Der Paragraf 129a wird oft dazu benutzt, die linke Szene auszuforschen, ohne dass es am Ende zu entsprechenden Verurteilungen kommt.

Die bloße Ausforschung darf natürlich nicht das Ziel sein. Aber dass ein Ermittlungsverfahren nach Paragraf 129 a nicht mit einer entsprechenden Verurteilung endet, heißt nicht unbedingt, dass an der Sache nichts dran war. Oft waren durchaus beachtliche Verdachtsgründe gegeben, die jedoch nicht für eine Verurteilung reichten. Manchmal wurde der Beschuldigte wegen eines anderen Delikts angeklagt.

Die Sympathiewerbung für Terrorgruppen ist seit dem Jahr 2002 nicht mehr strafbar. Die Landesinnenminister fordern, dies wieder zu ändern.

Das halte ich für keine gute Idee. Wenn Sympathiewerbung für Terroristen strafbar ist, bewegt man sich auf einem schmalen Grat zwischen strafbarem Handeln und zulässiger freier Meinungsäußerung. In einem freien Land muss man damit leben, dass auch Äußerungen erlaubt sind, die einem nicht gefallen. Außerdem könnte es durchaus unklug sein, Menschen, die noch außerhalb der Vereinigung stehen und vielleicht etwas unüberlegt ihre Sympathie bekunden, durch die Bezeichnung "Terrorist" zu stigmatisieren und dadurch dem Terrorismus näher zu bringen.

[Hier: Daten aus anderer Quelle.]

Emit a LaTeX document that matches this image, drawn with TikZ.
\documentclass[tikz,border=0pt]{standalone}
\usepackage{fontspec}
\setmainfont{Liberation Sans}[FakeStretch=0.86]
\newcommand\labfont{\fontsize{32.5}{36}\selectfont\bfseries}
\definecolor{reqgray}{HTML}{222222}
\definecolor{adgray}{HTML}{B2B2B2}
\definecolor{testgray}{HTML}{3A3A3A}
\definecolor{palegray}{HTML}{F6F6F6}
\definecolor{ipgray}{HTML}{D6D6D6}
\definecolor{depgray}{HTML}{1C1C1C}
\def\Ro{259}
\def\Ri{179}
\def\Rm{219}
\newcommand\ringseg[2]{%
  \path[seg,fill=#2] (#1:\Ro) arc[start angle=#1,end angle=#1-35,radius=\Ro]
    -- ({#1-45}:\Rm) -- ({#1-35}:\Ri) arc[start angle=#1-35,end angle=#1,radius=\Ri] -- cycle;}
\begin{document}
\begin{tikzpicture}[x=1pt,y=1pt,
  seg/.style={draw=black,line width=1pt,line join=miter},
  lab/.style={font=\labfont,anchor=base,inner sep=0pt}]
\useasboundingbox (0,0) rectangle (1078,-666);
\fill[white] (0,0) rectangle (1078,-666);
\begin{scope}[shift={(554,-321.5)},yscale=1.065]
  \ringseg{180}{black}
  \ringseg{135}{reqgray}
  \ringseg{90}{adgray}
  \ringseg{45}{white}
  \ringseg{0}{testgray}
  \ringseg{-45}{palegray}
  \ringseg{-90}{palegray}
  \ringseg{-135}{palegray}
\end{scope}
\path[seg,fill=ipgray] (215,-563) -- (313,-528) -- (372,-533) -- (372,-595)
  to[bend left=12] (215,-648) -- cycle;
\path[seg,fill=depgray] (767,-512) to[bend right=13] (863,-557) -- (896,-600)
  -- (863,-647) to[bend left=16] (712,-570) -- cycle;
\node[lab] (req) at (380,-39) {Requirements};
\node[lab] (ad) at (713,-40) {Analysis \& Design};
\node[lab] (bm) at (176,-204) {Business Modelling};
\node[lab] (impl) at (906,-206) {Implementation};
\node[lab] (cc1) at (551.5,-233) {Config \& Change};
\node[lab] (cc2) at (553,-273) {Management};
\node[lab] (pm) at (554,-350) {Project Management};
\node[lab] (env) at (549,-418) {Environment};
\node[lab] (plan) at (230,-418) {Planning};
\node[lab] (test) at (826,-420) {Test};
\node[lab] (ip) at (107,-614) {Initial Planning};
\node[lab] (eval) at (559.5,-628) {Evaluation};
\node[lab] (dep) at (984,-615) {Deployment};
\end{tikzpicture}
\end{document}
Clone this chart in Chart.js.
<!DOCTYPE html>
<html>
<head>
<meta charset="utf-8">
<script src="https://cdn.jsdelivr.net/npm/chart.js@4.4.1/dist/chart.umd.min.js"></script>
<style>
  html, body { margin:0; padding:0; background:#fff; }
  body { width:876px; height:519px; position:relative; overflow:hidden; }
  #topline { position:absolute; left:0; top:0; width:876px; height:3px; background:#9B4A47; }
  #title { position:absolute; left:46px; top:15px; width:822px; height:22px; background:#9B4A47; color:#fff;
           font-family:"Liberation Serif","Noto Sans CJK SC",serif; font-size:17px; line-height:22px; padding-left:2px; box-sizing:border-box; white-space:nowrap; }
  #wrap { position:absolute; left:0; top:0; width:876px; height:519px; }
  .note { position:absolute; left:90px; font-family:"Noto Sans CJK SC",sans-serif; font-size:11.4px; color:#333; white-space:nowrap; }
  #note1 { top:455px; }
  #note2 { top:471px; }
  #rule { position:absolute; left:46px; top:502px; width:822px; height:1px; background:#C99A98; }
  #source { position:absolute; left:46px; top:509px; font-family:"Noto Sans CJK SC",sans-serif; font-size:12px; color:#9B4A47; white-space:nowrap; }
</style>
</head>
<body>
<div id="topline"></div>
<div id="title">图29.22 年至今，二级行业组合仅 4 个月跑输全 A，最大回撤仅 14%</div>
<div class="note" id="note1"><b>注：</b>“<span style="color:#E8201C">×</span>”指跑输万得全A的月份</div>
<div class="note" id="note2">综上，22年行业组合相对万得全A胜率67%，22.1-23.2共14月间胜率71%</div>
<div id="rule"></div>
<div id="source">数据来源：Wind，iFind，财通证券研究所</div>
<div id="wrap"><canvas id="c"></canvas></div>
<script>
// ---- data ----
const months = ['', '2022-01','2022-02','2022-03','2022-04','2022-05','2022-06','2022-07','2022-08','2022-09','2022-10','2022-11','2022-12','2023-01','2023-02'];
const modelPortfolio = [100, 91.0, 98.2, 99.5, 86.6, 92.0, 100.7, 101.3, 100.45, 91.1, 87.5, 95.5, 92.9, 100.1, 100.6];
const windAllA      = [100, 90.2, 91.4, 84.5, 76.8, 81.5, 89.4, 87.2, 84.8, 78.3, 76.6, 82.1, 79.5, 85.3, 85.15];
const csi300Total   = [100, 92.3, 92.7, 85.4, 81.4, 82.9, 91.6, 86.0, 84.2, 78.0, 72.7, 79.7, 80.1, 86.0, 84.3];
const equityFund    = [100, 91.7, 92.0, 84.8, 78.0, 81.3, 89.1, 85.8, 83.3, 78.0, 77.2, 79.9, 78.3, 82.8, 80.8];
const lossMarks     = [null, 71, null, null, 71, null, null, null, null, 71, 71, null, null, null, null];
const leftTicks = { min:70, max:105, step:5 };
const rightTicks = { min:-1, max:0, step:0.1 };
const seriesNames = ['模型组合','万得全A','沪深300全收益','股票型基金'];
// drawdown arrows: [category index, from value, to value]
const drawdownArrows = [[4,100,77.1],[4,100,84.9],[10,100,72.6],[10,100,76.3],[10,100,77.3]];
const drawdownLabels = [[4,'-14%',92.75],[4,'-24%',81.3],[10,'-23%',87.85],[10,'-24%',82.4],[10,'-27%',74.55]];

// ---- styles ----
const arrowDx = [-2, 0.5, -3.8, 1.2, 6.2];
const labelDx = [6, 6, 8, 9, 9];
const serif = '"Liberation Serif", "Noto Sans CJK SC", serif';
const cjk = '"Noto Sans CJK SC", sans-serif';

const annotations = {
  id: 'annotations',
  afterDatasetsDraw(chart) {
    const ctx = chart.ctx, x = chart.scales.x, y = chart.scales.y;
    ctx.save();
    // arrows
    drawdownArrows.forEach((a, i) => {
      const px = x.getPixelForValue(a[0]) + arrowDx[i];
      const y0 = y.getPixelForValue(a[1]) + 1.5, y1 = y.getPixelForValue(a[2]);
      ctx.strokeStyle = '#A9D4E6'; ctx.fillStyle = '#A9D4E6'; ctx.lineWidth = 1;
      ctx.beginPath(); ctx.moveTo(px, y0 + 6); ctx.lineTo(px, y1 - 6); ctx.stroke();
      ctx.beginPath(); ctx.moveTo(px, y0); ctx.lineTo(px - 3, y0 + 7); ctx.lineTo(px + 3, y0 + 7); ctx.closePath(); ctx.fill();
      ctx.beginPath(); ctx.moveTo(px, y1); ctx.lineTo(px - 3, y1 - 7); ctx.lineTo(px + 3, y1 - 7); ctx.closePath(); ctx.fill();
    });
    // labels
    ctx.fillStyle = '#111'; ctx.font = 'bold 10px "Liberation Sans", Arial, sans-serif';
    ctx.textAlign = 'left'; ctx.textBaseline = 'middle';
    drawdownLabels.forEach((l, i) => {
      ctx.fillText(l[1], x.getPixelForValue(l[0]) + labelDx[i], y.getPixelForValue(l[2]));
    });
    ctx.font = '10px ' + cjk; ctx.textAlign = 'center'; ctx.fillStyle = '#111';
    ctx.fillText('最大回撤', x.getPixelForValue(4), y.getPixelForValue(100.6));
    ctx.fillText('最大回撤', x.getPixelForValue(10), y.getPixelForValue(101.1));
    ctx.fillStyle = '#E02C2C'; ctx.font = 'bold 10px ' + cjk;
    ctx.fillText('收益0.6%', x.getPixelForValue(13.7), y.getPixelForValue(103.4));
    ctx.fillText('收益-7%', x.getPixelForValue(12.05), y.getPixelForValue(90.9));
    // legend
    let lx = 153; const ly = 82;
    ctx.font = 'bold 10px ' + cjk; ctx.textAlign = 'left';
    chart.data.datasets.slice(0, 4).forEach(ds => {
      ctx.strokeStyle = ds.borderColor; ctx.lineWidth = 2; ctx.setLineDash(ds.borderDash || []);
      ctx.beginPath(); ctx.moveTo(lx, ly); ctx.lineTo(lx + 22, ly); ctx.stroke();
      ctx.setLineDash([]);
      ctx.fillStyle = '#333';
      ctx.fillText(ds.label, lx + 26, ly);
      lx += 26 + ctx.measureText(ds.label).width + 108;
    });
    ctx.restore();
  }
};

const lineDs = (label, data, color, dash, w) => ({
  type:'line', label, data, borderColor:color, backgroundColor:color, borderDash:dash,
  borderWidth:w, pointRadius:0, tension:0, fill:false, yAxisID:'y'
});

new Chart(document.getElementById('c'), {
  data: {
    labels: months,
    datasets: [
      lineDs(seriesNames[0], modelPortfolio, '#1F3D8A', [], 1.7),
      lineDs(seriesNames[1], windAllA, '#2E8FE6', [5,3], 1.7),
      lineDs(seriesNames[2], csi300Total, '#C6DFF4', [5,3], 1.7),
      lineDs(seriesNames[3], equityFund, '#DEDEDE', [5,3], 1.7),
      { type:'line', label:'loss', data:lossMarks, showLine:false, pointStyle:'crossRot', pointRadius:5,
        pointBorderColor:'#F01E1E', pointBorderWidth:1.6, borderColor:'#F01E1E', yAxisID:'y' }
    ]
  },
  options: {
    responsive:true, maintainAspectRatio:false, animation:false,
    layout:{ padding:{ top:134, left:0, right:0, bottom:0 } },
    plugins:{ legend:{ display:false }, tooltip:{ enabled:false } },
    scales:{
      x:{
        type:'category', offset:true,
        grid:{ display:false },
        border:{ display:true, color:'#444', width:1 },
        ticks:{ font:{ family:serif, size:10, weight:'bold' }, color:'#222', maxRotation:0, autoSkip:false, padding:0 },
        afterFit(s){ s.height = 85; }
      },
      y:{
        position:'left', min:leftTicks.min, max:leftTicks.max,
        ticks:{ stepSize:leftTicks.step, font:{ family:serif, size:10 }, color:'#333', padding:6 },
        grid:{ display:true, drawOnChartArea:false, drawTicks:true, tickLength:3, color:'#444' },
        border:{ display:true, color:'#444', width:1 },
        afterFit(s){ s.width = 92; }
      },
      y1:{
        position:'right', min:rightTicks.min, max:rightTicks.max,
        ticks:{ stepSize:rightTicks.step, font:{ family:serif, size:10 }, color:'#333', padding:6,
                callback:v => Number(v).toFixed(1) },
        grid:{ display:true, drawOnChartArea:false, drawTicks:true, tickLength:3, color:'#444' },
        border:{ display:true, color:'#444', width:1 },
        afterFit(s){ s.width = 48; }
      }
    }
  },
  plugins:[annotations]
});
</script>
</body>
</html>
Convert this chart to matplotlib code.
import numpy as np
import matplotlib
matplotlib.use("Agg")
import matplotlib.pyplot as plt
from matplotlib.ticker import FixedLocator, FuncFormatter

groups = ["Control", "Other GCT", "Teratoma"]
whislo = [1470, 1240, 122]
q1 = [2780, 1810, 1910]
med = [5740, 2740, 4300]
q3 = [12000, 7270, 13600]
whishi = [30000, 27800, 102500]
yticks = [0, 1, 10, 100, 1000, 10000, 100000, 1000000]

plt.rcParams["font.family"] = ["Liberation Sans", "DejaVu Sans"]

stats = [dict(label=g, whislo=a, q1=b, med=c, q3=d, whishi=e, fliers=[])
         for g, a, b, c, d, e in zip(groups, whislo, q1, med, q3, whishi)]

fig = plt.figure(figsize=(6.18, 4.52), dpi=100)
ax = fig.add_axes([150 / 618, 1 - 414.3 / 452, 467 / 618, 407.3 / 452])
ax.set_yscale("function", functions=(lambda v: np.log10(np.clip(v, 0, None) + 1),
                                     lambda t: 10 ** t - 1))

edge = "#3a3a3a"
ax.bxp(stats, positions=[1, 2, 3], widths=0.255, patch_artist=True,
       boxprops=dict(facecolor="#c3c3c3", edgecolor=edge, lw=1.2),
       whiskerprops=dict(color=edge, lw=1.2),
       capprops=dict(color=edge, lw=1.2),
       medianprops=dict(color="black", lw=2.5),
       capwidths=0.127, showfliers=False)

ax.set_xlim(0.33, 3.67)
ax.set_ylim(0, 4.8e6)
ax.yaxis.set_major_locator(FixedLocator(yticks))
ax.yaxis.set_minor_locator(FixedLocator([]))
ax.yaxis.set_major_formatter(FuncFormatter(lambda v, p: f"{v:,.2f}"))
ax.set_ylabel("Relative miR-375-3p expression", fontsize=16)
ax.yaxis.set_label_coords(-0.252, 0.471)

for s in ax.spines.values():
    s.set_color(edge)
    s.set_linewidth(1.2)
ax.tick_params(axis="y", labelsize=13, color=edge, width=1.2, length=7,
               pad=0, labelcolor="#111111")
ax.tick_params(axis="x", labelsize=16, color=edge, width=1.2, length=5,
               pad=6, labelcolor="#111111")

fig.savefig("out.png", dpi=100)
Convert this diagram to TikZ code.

Die Justizministerin Brigitte Zypries schlägt einen neuen Straftatbestand "Vorbereitung von Gewalttaten" vor, der auch für Einzelpersonen gelten soll. Was halten Sie davon?

Diese Pläne begrüße ich. Es scheint mir sinnvoller, konkrete Vorbereitungen von terroristischen Anschlägen strafrechtlich zu erfassen - auch wenn sie von Einzelpersonen begangen wurden -, als vage Kontakte zwischen Personen krampfhaft unter den Vereinigungsbegriff zu pressen.

Zypries will den Besuch eines terroristischen Ausbildungslagers nur dann bestrafen, wenn er in der Absicht geschieht, das Erlernte in Anschlägen anzuwenden. Die Union will auf diese Absicht verzichten. Was empfehlen Sie?

Mir ist klar, dass solche Intentionen nicht leicht zu beweisen sind. Aber ohne das Erfordernis einer terroristischen Intention müsste man die neue Strafvorschrift sehr viel enger fassen.